- Born: 28 November 1970 (age 55) Carlisle, Cumbria, England, United Kingdom
- Occupation: Chef
- Employer: Restaurant Vermeer
- Known for: Michelin star
- Predecessor: Pascal Jalhaij

= Christopher Naylor (chef) =

British head chef

Christopher Naylor (born 28 November 1970) is a British head chef, leading the kitchen of the Michelin starred Restaurant Vermeer in Amsterdam, Netherlands. Under his leadership, Restaurant Vermeer was awarded one Michelin star in the periods 2005–2007 and 2011–2022

In 2004, Naylor took over the two starred Restaurant Vermeer from head chef Pascal Jalhaij. As new head chef, Michelin warned Naylor that it was virtual impossible to retain both Michelin stars and difficult to keep one star. To everyone's surprise, Naylor managed to retain one star. In 2007, he was not so lucky and the restaurant lost its star. After three years without a star, the quality of the cooking of Naylor was again recognised with a Michelin star for restaurant Vermeer in 2011.

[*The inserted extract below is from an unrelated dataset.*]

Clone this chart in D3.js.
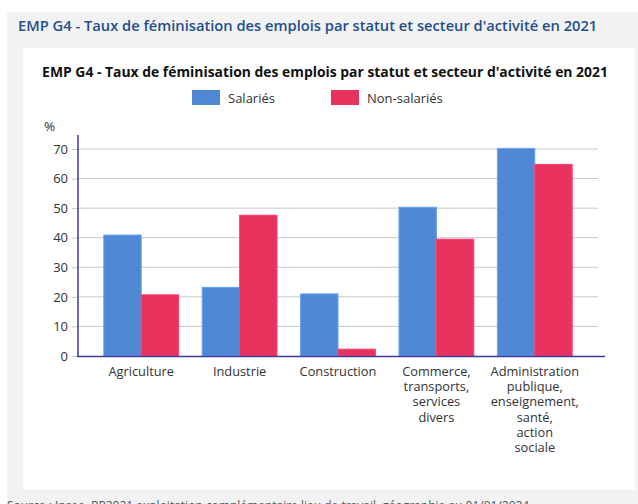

In 2016, while Vermeer – which is part of fivestar, NH Hotel Group owned hotel Barbizon Palace – was closed for an intensive refurbishment, Naylor opened pop-up restaurant Roomservice at Olof's in an adjacent church. This restaurant was furbished with former inventory of the hotel. Apart from Vermeer, Naylor will also be responsible for the restaurant in Amsterdam-based hotel Doelen, which is part of the NH Collection label.

Naylor had his formal cooking education in Cheshire, United Kingdom, at the Weaverham High School and the Mid Cheshire College of Further Education. In the Netherlands, he started as sous-chef in "Hotel Grand", under Albert Roux. Later he moved on to La Rive and worked as junior sous-chef under Robert Kranenborg. He continued his collaboration with Kranenborg as sous-chef in Vossius and head-chef in La Cirque.